= Alain Boublil =

French musical theatre lyricist and librettist (born 1941)

Alain Boublil (born 5 March 1941) is a French national musical theatre lyricist and librettist, best known for his collaborations with the composer Claude-Michel Schönberg for musicals on Broadway and London's West End. These include La Révolution Française (1973), Les Misérables (1980), Miss Saigon (1989), Martin Guerre (1996), The Pirate Queen (2006), and Marguerite (2008).

==Life and career==
Boublil was born in Tunisia, to a Sephardic Jewish family. Boublil's first musical, La Révolution Française, was the first-ever staged French rock opera. It was conceived by Boublil in 1973 after he watched the premiere of Jesus Christ Superstar in New York. The composer was Claude-Michel Schönberg, with whom Boublil has since collaborated on a number of successful projects, including Les Misérables and Miss Saigon. Les Misérables first opened in Paris in 1980.

On 8 October 1985, an English-language production of Les Misérables produced by Cameron Mackintosh and directed by Trevor Nunn and John Caird premiered in London at The Royal Shakespeare Company's Barbican Theatre. The show transferred to the West End's Palace Theatre on 4 December 1985. It is the longest-running musical in West End history.

===Les Misérables===

Productions based on the Nunn/Mackintosh staging of Les Misérables have been staged all over the world, including a second French production which opened in Paris in 1991. Worldwide, Les Misérables has been seen by over 50 million people, with a total box office gross of over $1.8 billion.

===Miss Saigon===

Miss Saigon opened in London on 20 September 1989 where it played for 10 consecutive successful years at the Drury Lane Theatre. It spawned two US touring companies, a Toronto production and has been seen by more than 13.2 million people in North America for a gross of $612 million.

===Other works===
With Javier Arroyuelo and Rafael Lopez Sanchez, Boublil worked on the French translation of The Rocky Horror Show for its French premiere in 1975.

Alain and Daniel Boublil created Abbacadabra, a French children's musical based on songs from the pop group ABBA, for French television in 1983.
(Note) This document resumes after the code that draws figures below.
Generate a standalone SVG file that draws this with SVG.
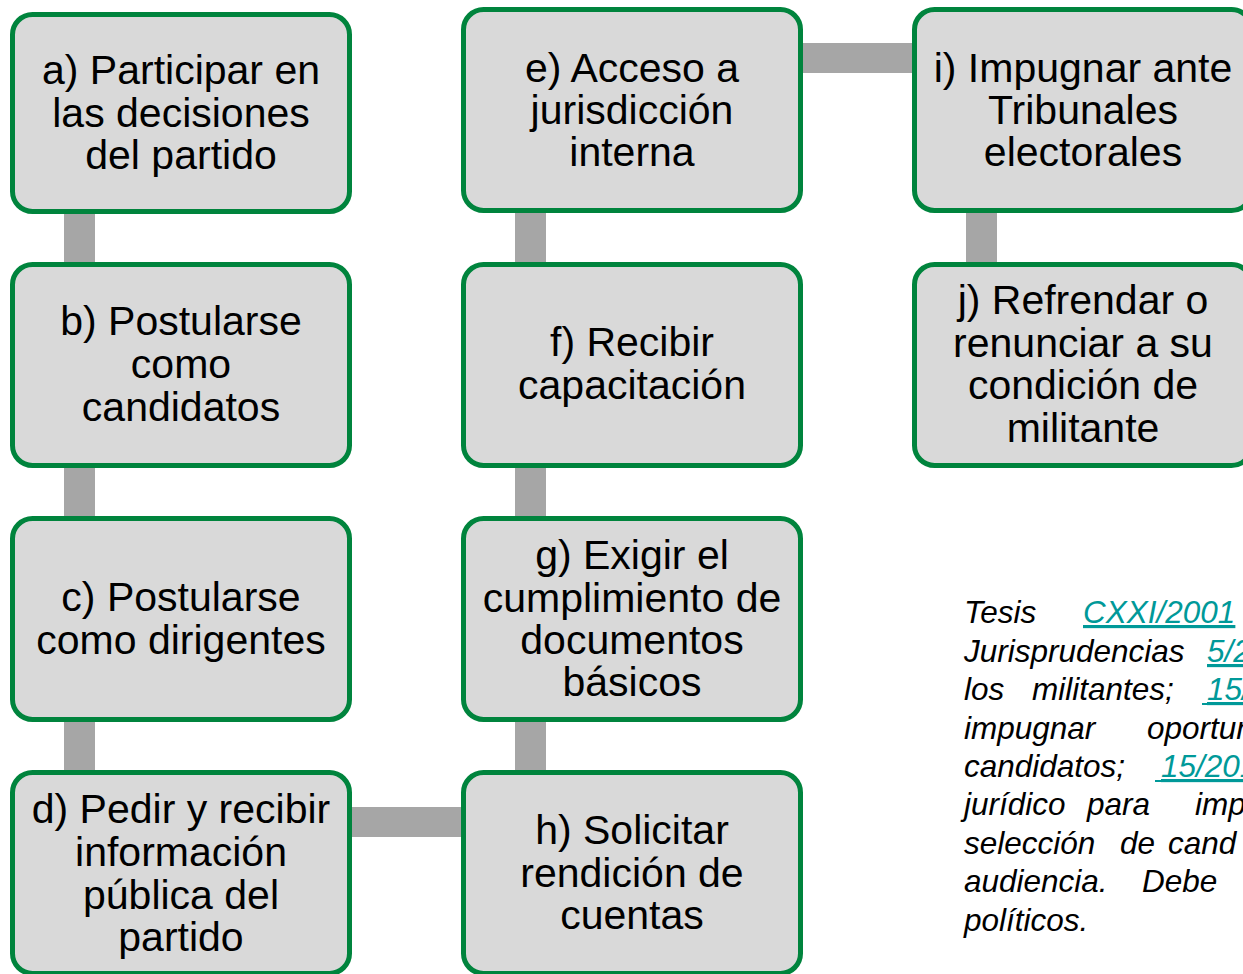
<svg xmlns="http://www.w3.org/2000/svg" width="1243" height="974" viewBox="0 0 1243 974">
<style>
.box{fill:#D9D9D9;stroke:#00843D;stroke-width:5}
.lbl{font-family:"Liberation Sans",Arial,sans-serif;font-size:41px;fill:#000;text-anchor:middle}
.bar{fill:#A6A6A6}
.note{font-family:"Liberation Sans",Arial,sans-serif;font-size:31.5px;font-style:italic;fill:#000}
.lnk{fill:#009999;text-decoration:underline}
.ul{stroke:#009999;stroke-width:2}
</style>
<rect width="1243" height="974" fill="#FFFFFF"/>
<g id="connectors">
<rect class="bar" x="64" y="210" width="31" height="56"/>
<rect class="bar" x="64" y="464" width="31" height="56"/>
<rect class="bar" x="64" y="718" width="31" height="56"/>
<rect class="bar" x="515" y="210" width="31" height="56"/>
<rect class="bar" x="515" y="464" width="31" height="56"/>
<rect class="bar" x="515" y="718" width="31" height="56"/>
<rect class="bar" x="966" y="210" width="31" height="56"/>
<rect class="bar" x="800" y="43" width="116" height="30"/>
<rect class="bar" x="349" y="807" width="116" height="30"/>
</g>
<g id="node-a">
<rect class="box" x="12.5" y="14.5" width="337" height="197" rx="20"/>
<text class="lbl"><tspan x="181" y="84">a) Participar en</tspan><tspan x="181" y="127">las decisiones</tspan><tspan x="181" y="169">del partido</tspan></text>
</g>
<g id="node-b">
<rect class="box" x="12.5" y="264.5" width="337" height="201" rx="20"/>
<text class="lbl"><tspan x="181" y="335">b) Postularse</tspan><tspan x="181" y="378">como</tspan><tspan x="181" y="421">candidatos</tspan></text>
</g>
<g id="node-c">
<rect class="box" x="12.5" y="518.5" width="337" height="201" rx="20"/>
<text class="lbl"><tspan x="181" y="611">c) Postularse</tspan><tspan x="181" y="654">como dirigentes</tspan></text>
</g>
<g id="node-d">
<rect class="box" x="12.5" y="772.5" width="337" height="201" rx="20"/>
<text class="lbl"><tspan x="181" y="823">d) Pedir y recibir</tspan><tspan x="181" y="866">información</tspan><tspan x="181" y="909">pública del</tspan><tspan x="181" y="951">partido</tspan></text>
</g>
<g id="node-e">
<rect class="box" x="463.5" y="9.5" width="337" height="201" rx="20"/>
<text class="lbl"><tspan x="632" y="82">e) Acceso a</tspan><tspan x="632" y="124">jurisdicción</tspan><tspan x="632" y="166">interna</tspan></text>
</g>
<g id="node-f">
<rect class="box" x="463.5" y="264.5" width="337" height="201" rx="20"/>
<text class="lbl"><tspan x="632" y="356">f) Recibir</tspan><tspan x="632" y="399">capacitación</tspan></text>
</g>
<g id="node-g">
<rect class="box" x="463.5" y="518.5" width="337" height="201" rx="20"/>
<text class="lbl"><tspan x="632" y="569">g) Exigir el</tspan><tspan x="632" y="612">cumplimiento de</tspan><tspan x="632" y="654">documentos</tspan><tspan x="632" y="696">básicos</tspan></text>
</g>
<g id="node-h">
<rect class="box" x="463.5" y="772.5" width="337" height="201" rx="20"/>
<text class="lbl"><tspan x="632" y="844">h) Solicitar</tspan><tspan x="632" y="887">rendición de</tspan><tspan x="632" y="929">cuentas</tspan></text>
</g>
<g id="node-i">
<rect class="box" x="914.5" y="9.5" width="337" height="201" rx="20"/>
<text class="lbl"><tspan x="1083" y="82">i) Impugnar ante</tspan><tspan x="1083" y="124">Tribunales</tspan><tspan x="1083" y="166">electorales</tspan></text>
</g>
<g id="node-j">
<rect class="box" x="914.5" y="264.5" width="337" height="201" rx="20"/>
<text class="lbl"><tspan x="1083" y="314">j) Refrendar o</tspan><tspan x="1083" y="357">renunciar a su</tspan><tspan x="1083" y="399">condición de</tspan><tspan x="1083" y="442">militante</tspan></text>
</g>
<g id="note">
<text class="note">
<tspan x="964" y="623">Tesis</tspan><tspan class="lnk" x="1083" y="623">CXXI/2001</tspan>
<tspan x="964" y="662">Jurisprudencias</tspan><tspan class="lnk" x="1207" y="662">5/2</tspan>
<tspan x="964" y="700">los</tspan><tspan x="1032" y="700">militantes;</tspan><tspan class="lnk" x="1207" y="700">15/</tspan>
<tspan x="964" y="739">impugnar</tspan><tspan x="1147" y="739">oportun</tspan>
<tspan x="964" y="777">candidatos;</tspan><tspan class="lnk" x="1161" y="777">15/201</tspan>
<tspan x="964" y="815">jurídico</tspan><tspan x="1087" y="815">para</tspan><tspan x="1195" y="815">imp</tspan>
<tspan x="964" y="854">selección</tspan><tspan x="1120" y="854">de</tspan><tspan x="1168" y="854">cand</tspan>
<tspan x="964" y="892">audiencia.</tspan><tspan x="1142" y="892">Debe</tspan>
<tspan x="964" y="931">políticos.</tspan>
</text>
<line class="ul" x1="1202" y1="704" x2="1207" y2="704"/>
<line class="ul" x1="1155" y1="781" x2="1161" y2="781"/>
</g>
</svg>
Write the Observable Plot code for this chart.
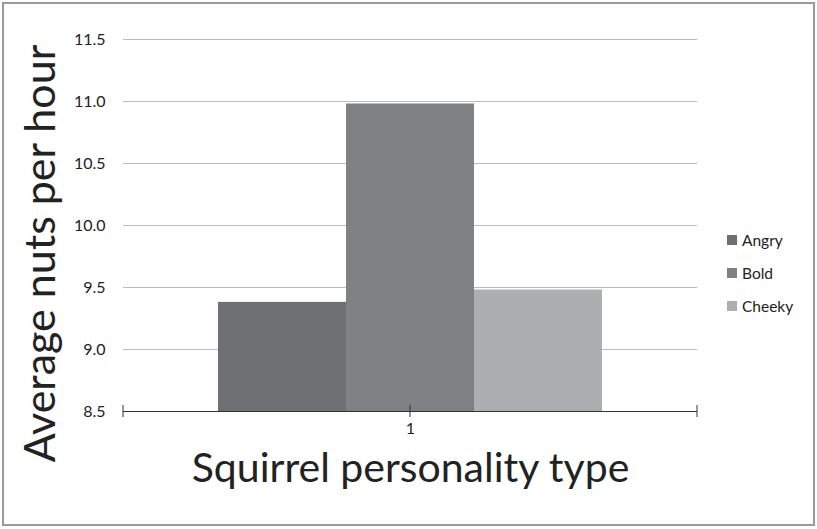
<!DOCTYPE html>
<html>
<head>
<meta charset="utf-8">
<script src="https://cdn.jsdelivr.net/npm/d3@7"></script>
<script src="https://cdn.jsdelivr.net/npm/@observablehq/plot@0.6"></script>
<style>
  html, body { margin: 0; padding: 0; background: #fff; }
  #wrap { position: relative; width: 817px; height: 529px; overflow: hidden; }
  #border { position: absolute; left: 2px; top: 2px; width: 809px; height: 520px; border: 2px solid #9a9a9a; pointer-events: none; }
  #legend { position: absolute; left: 727px; top: 228px; font-family: Lato, "Open Sans", sans-serif; font-size: 15.5px; color: #222; }
  .item { display: flex; align-items: center; height: 24px; margin-bottom: 9px; }
  .sw { width: 10px; height: 10px; margin-right: 5px; }
  svg { position: absolute; left: 0; top: 0; }
</style>
</head>
<body>
<div id="wrap"><div id="border"></div><div id="legend"></div></div>
<script>
const group = "1";
const personalities = ["Angry", "Bold", "Cheeky"];
const nutsPerHour = [9.38, 10.98, 9.48];
const colors = ["#6f7074", "#808185", "#adaeb1"];
const yTicks = [8.5, 9.0, 9.5, 10.0, 10.5, 11.0, 11.5];
const yMin = 8.5, yMax = 11.5;
const xTitle = "Squirrel personality type";
const yTitle = "Average nuts per hour";

const data = personalities.map((p, i) => ({group, personality: p, value: nutsPerHour[i]}));
const font = "Lato, 'Open Sans', sans-serif";

const axisTicks = (index, scales, values, dims) => {
  const g = d3.create("svg:g");
  const y0 = scales.y(yMin);
  const xs = [dims.marginLeft, (dims.marginLeft + dims.width - dims.marginRight) / 2, dims.width - dims.marginRight];
  for (const x of xs) {
    g.append("line").attr("x1", x).attr("x2", x).attr("y1", y0 - 6).attr("y2", y0 + 6)
      .attr("stroke", "#333").attr("stroke-width", 1);
  }
  return g.node();
};

const chart = Plot.plot({
  width: 817,
  height: 529,
  marginTop: 39,
  marginBottom: 118,
  marginLeft: 123,
  marginRight: 120,
  style: {fontFamily: font, background: "transparent"},
  fx: {domain: [group], padding: 0, axis: null},
  x: {domain: personalities, paddingInner: 0, paddingOuter: 0.742, axis: null},
  y: {domain: [yMin, yMax], axis: null},
  color: {domain: personalities, range: colors},
  marks: [
    Plot.gridY(yTicks.filter(t => t > yMin), {stroke: "#bcbcbc", strokeOpacity: 1}),
    Plot.axisY({ticks: yTicks, tickSize: 0, tickPadding: 18, tickFormat: d3.format(".1f"), label: null, fontSize: 16, fill: "#222"}),
    Plot.barY(data, {fx: "group", x: "personality", y1: () => yMin, y2: "value", fill: "personality"}),
    Plot.ruleY([yMin], {stroke: "#333", strokeWidth: 1}),
    axisTicks,
    Plot.text([group], {fx: d => d, frameAnchor: "bottom", dy: 22, text: d => d, fontSize: 16, fill: "#222"}),
    Plot.text([xTitle], {frameAnchor: "bottom", dy: 70, text: d => d, fontSize: 41, fill: "#222"}),
    Plot.text([yTitle], {frameAnchor: "left", textAnchor: "middle", dx: -82, dy: 28, rotate: -90, text: d => d, fontSize: 43, fill: "#222"})
  ]
});
document.getElementById("wrap").prepend(chart);

const legend = document.getElementById("legend");
personalities.forEach((p, i) => {
  const item = document.createElement("div");
  item.className = "item";
  const sw = document.createElement("div");
  sw.className = "sw";
  sw.style.background = colors[i];
  const label = document.createElement("span");
  label.textContent = p;
  item.append(sw, label);
  legend.append(item);
});
</script>
</body>
</html>
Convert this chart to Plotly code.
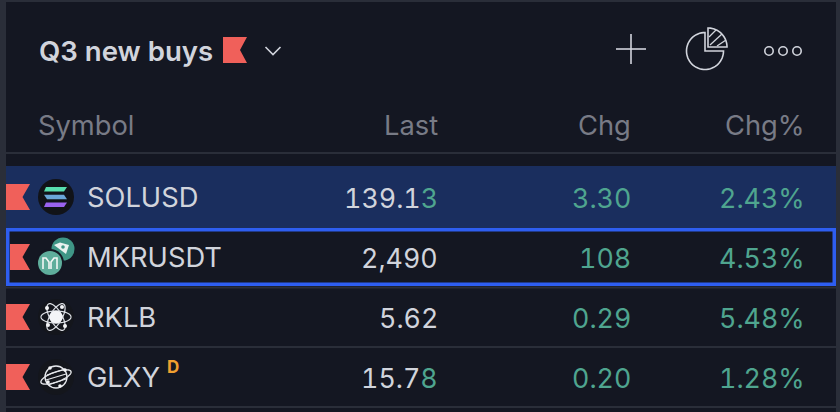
import math
import plotly.graph_objects as go

# ---- data ----
title = "Q3 new buys"
columns = ["Symbol", "Last", "Chg", "Chg%"]
symbols = ["SOLUSD", "MKRUSDT", "RKLB", "GLXY"]
last_main = ["139.1", "2,490", "5.62", "15.7"]
last_tail = ["3", "", "", "8"]
chg = ["3.30", "108", "0.29", "0.20"]
chg_pct = ["2.43%", "4.53%", "5.48%", "1.28%"]

# ---- styles ----
W, H = 840, 412
BG = "#141722"
EDGE = "#2a2e39"
TXT = "#d1d4dc"
MUTED = "#787b86"
GREEN = "#4fa58f"
RED = "#f0605a"
BLUE = "#2e5ef0"
SEL = "#1a2e5e"
FONT = "Inter"
SIZE = 27.3
NUM_SIZE = 26.8
TNUM = "font-feature-settings:'tnum'"
row_y = [197, 257, 317, 377]
col_x = [38, 438, 631, 805]

shapes, ann = [], []

def rect(x0, y0, x1, y1, fill, line=None, lw=0):
    shapes.append(dict(type="rect", x0=x0, y0=y0, x1=x1, y1=y1, fillcolor=fill,
                       line=dict(color=line or fill, width=lw), layer="above"))

def path(d, fill="rgba(0,0,0,0)", line=None, lw=0):
    shapes.append(dict(type="path", path=d, fillcolor=fill,
                       line=dict(color=line or "rgba(0,0,0,0)", width=lw), layer="above"))

def circle(cx, cy, r, fill="rgba(0,0,0,0)", line=None, lw=0):
    shapes.append(dict(type="circle", x0=cx-r, y0=cy-r, x1=cx+r, y1=cy+r, fillcolor=fill,
                       line=dict(color=line or "rgba(0,0,0,0)", width=lw), layer="above"))

def seg(x0, y0, x1, y1, color, lw):
    shapes.append(dict(type="line", x0=x0, y0=y0, x1=x1, y1=y1,
                       line=dict(color=color, width=lw), layer="above"))

def text(x, y, s, size, color, anchor="left", weight=400):
    ann.append(dict(x=x, y=y, text=s, xref="x", yref="y", showarrow=False, xanchor=anchor,
                    yanchor="middle", align=anchor, borderpad=0, borderwidth=0,
                    font=dict(family=FONT, size=size, color=color, weight=weight)))

def num(s, color=None):
    c = f";color:{color}" if color else ""
    return f'<span style="{TNUM}{c}">{s}</span>'

def flag(x0, x1, notch, yc, half=13):
    path(f"M{x0},{yc-half} L{x1},{yc-half} L{notch},{yc} L{x1},{yc+half} L{x0},{yc+half} Z", RED)

def ellipse_pts(cx, cy, a, b, rot, n=40):
    c, s = math.cos(rot), math.sin(rot)
    pts = []
    for i in range(n):
        t = 2*math.pi*i/n
        x, y = a*math.cos(t), b*math.sin(t)
        pts.append((cx+x*c-y*s, cy+x*s+y*c))
    return "M" + " L".join(f"{px:.2f},{py:.2f}" for px, py in pts) + " Z"

def arc_pts(cx, cy, r, a0, a1, n=48):
    return [(cx+r*math.cos(math.radians(a0+(a1-a0)*i/n)),
             cy+r*math.sin(math.radians(a0+(a1-a0)*i/n))) for i in range(n+1)]

def poly(pts):
    return "M" + " L".join(f"{px:.2f},{py:.2f}" for px, py in pts)

# frame
rect(0, 0, W, H, EDGE)
rect(6, 2, 836, H, BG)
seg(6, 153, 836, 153, EDGE, 2)

# header
text(38.5, 51, title, 27.6, TXT, weight=600)
flag(223, 247, 240, 50)
path("M265.5,47 L273,54.5 L280.5,47", line=TXT, lw=1.6)
seg(631, 34, 631, 64, TXT, 1.6)
seg(616, 49, 646, 49, TXT, 1.6)
# pie icon
path(poly([(705, 51)] + arc_pts(705, 51, 18.5, -90, -360)) + " Z", line=TXT, lw=1.6)
path(poly([(708, 47)] + arc_pts(708, 47, 19, -90, 0)) + " Z", line=TXT, lw=1.6)
seg(709, 37, 716, 30, TXT, 1.3)
seg(710, 45, 722, 34, TXT, 1.3)
seg(717, 46, 726, 40, TXT, 1.3)
for cx in (769, 783, 797):
    circle(cx, 51, 4.2, line=TXT, lw=1.6)

# column titles
for i, c in enumerate(columns):
    text(col_x[i], 125, c, SIZE, MUTED, "left" if i == 0 else "right")

# rows
rect(6, 166, 836, 228, SEL)
seg(6, 347, 836, 347, EDGE, 2)
seg(6, 407, 836, 407, EDGE, 2)
seg(6, 287.5, 836, 287.5, EDGE, 2)
rect(7.75, 229.75, 834.25, 284.25, "rgba(0,0,0,0)", BLUE, 3.5)

for i, yc in enumerate(row_y):
    flag(10 if i == 1 else 6, 30, 22.5, yc)
    text(86.5, yc, symbols[i], SIZE, TXT)
    tail = num(last_tail[i], GREEN) if last_tail[i] else ""
    text(col_x[1], yc + 1, num(last_main[i]) + tail, NUM_SIZE, TXT, "right")
    text(col_x[2], yc + 1, num(chg[i]), NUM_SIZE, GREEN, "right")
    text(col_x[3], yc + 1, num(chg_pct[i]), NUM_SIZE, GREEN, "right")
text(167, 367, "<b>D</b>", 17, "#f0a030")

# icon: Solana
y = row_y[0]
circle(56, y, 18, "#111318")
path(f"M46,{y-10} L67,{y-10} L64,{y-5.5} L44,{y-5.5} Z", "#58dfae")
path(f"M44,{y-2.3} L64,{y-2.3} L67,{y+2.3} L47,{y+2.3} Z", "#6aa6d8")
path(f"M46,{y+5.5} L67,{y+5.5} L64,{y+10} L44,{y+10} Z", "#9a62ee")

# icon: MKR + tag
circle(63, 249, 11.5, "#3f9686")
path("M54,245 L60,242.5 L69,245 L66,254 Z", "#e8f2ef")
circle(63, 247, 1.8, "#3f9686")
circle(50, 263, 14, BG)
circle(50, 263, 12, "#5fae9c")
path("M43,269 L43,258 L46,258 L49,262 L49,269 M51,269 L51,262 L54,258 L57,258 L57,269", line="#f2f7f5", lw=1.6)

# icon: RKLB atom
y = row_y[2]
circle(56, y, 18, "#14161c")
for r in (0, math.pi/3, -math.pi/3):
    path(ellipse_pts(56, y, 15, 6, r), line="#dcdfe4", lw=1.2)
circle(56, y, 6.5, "#f4f5f7")
for cx, cy in ((47, y-9), (65, y+9), (62, y-10), (48, y+8)):
    circle(cx, cy, 2, "#f4f5f7")

# icon: GLXY planet
y = row_y[3]
circle(56, y, 18, "#14161c")
circle(56, y, 11, line="#e6e8ec", lw=1.3)
path(ellipse_pts(56, y, 16, 5, -0.35), line="#e6e8ec", lw=1.3)
seg(47, y-2, 65, y-8, "#e6e8ec", 1.2)
seg(46, y+3, 66, y-3, "#e6e8ec", 1.2)
seg(48, y+8, 66, y+2, "#e6e8ec", 1.2)
for cx, cy in ((50, y-9), (65, y-7), (48, y+5), (60, y+9)):
    circle(cx, cy, 1.8, "#f4f5f7")

fig = go.Figure()
fig.update_layout(
    width=W, height=H, margin=dict(l=0, r=0, t=0, b=0), paper_bgcolor=BG, plot_bgcolor=BG,
    showlegend=False, shapes=shapes, annotations=ann,
    xaxis=dict(range=[0, W], visible=False, fixedrange=True),
    yaxis=dict(range=[H, 0], visible=False, fixedrange=True),
)
fig.write_html("out.html", config=dict(displayModeBar=False),
               post_script="document.body.style.margin='0';document.body.style.overflow='hidden';")
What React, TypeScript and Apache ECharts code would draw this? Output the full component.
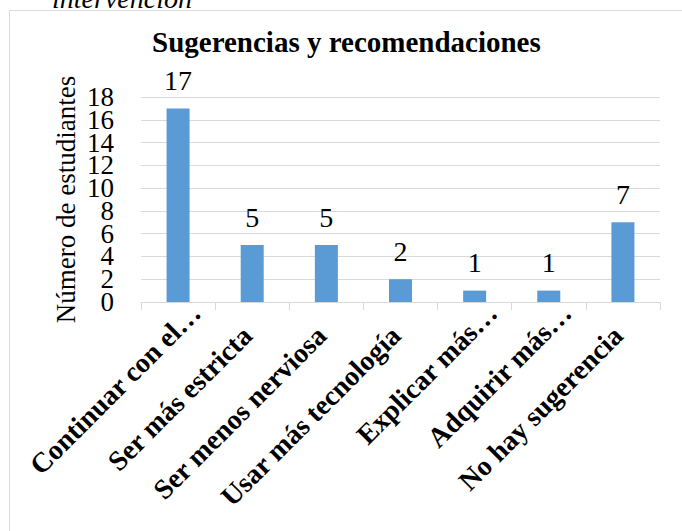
import React, { useEffect, useRef } from "react";
import * as echarts from "echarts";

const categories = [
  "Continuar con el…",
  "Ser más estricta",
  "Ser menos nerviosa",
  "Usar más tecnología",
  "Explicar más…",
  "Adquirir más…",
  "No hay sugerencia",
];
const values = [17, 5, 5, 2, 1, 1, 7];
const yTicks = [0, 2, 4, 6, 8, 10, 12, 14, 16, 18];
const yTickLabels = ["0", "2", "4", "6", "8", "10", "12", "14", "16", "18"];
const titleText = "Sugerencias y recomendaciones";
const yAxisName = "Número de estudiantes";
const captionText = "intervención";

const SERIF = '"Liberation Serif", "Times New Roman", serif';

export default function App() {
  const ref = useRef<HTMLDivElement>(null);
  useEffect(() => {
    if (!ref.current) return;
    const chart = echarts.init(ref.current, undefined, { renderer: "svg" });
    const catData = categories.map((c) =>
      c.endsWith("…")
        ? { value: c, textStyle: { padding: [-10, -25, 0, 0] } }
        : { value: c, textStyle: { padding: [-6, 7, 0, 0] } }
    );
    chart.setOption({
      animation: false,
      backgroundColor: "#ffffff",
      textStyle: { fontFamily: SERIF },
      title: {
        text: titleText,
        left: 152,
        top: 27,
        padding: 0,
        textStyle: { fontFamily: SERIF, fontWeight: "bold", fontSize: 29, color: "#000" },
      },
      graphic: [
        {
          type: "rect",
          shape: { x: 9.5, y: 10.5, width: 700, height: 600 },
          style: { fill: "none", stroke: "#d9d9d9", lineWidth: 1 },
          silent: true,
        },
        {
          type: "text",
          x: 52,
          y: 12,
          style: {
            text: captionText,
            font: `italic 28px ${SERIF}`,
            fill: "#000",
            verticalAlign: "bottom",
          },
          silent: true,
        },
      ],
      grid: { left: 141, right: 22, top: 97, bottom: 229, containLabel: false },
      xAxis: {
        type: "category",
        data: catData,
        axisLine: { lineStyle: { color: "#d9d9d9" } },
        axisTick: { show: true, length: 8, alignWithLabel: false, lineStyle: { color: "#d9d9d9" } },
        axisLabel: {
          interval: 0,
          rotate: 45,
          align: "right",
          verticalAlign: "top",
          fontFamily: SERIF,
          fontWeight: "bold",
          fontSize: 28,
          color: "#000",
          margin: 24,
        },
      },
      yAxis: {
        type: "value",
        min: 0,
        max: 18,
        interval: 2,
        name: yAxisName,
        nameLocation: "middle",
        nameRotate: 90,
        nameGap: 62,
        nameTextStyle: { fontFamily: SERIF, fontSize: 27, color: "#000" },
        axisLine: { show: false },
        axisTick: { show: false },
        splitLine: { lineStyle: { color: "#d9d9d9" } },
        axisLabel: { show: false },
      },
      series: [
        {
          type: "bar",
          data: values,
          barWidth: 23,
          itemStyle: { color: "#5b9bd5" },
          label: {
            show: true,
            position: "top",
            distance: 14,
            fontFamily: SERIF,
            fontSize: 28,
            color: "#000",
          },
        },
        {
          type: "custom",
          silent: true,
          clip: false,
          data: yTicks.map((v, i) => [0, v, i]),
          renderItem: (params: any, api: any) => {
            const pt = api.coord([api.value(0), api.value(1)]);
            const band = api.size([1, 0])[0];
            const idx = api.value(2);
            return {
              type: "text",
              x: pt[0] - band / 2 - 27,
              y: pt[1],
              style: {
                text: yTickLabels[idx],
                font: `27px ${SERIF}`,
                fill: "#000",
                align: "right",
                verticalAlign: "middle",
              },
            };
          },
        },
      ],
    });
    return () => chart.dispose();
  }, []);
  return (
    <div
      ref={ref}
      style={{ position: "absolute", left: 0, top: 0, width: 682, height: 531 }}
    />
  );
}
Martin Guerre reached the West End in 1996 and won the 1997 Olivier Award for Best Musical. Productions on tour in the UK, the US, and Europe followed, but the show failed to repeat the success of its two predecessors.

Boublil also wrote the play Le Journal d'Adam et Eve, based on two short stories by Mark Twain. It premiered in Paris in 1994 at Le Petit Montparnasse.

He has worked on the stage adaptation of Jacques Demy's Les Demoiselles de Rochefort, together with composer Michel Legrand, that opened at Le Palais des Congrès in 2003.

Boublil and Schönberg's The Pirate Queen—a musical about the 16th century Irish pirate, chieftain, and adventuress Grace O'Malley—debuted at Chicago's Cadillac Palace Theatre in fall 2006. It then moved to Broadway, where it closed in 2007. The musical starred Stephanie J. Block as Grace and Hadley Fraser as Tiernan.

The musical Marguerite is by Alain Boublil and Claude-Michel Schönberg, and includes music by Michel Legrand and lyrics by Herbert Kretzmer. Set during World War II in occupied Paris and inspired by the romantic novel The Lady of the Camellias (by Alexandre Dumas, fils), Marguerite is about the mistress of a high-ranking German officer who attracts the love of a pianist half her age. The musical premiered on 6 May 2008 at the Royal Haymarket Theatre in London. Marguerite received its London revival at the Tabard Theatre, Chiswick in October 2012. Staged by Alex Parker Productions, the revised show had a new book by Boublil and Guy Unsworth, and a reworked score (adaptation, orchestration and arrangement) by Jude Obermüller.

He was nominated for Best Original Song at the 70th Golden Globe Awards for the song "Suddenly" from the 2012 film version of Les Misérables.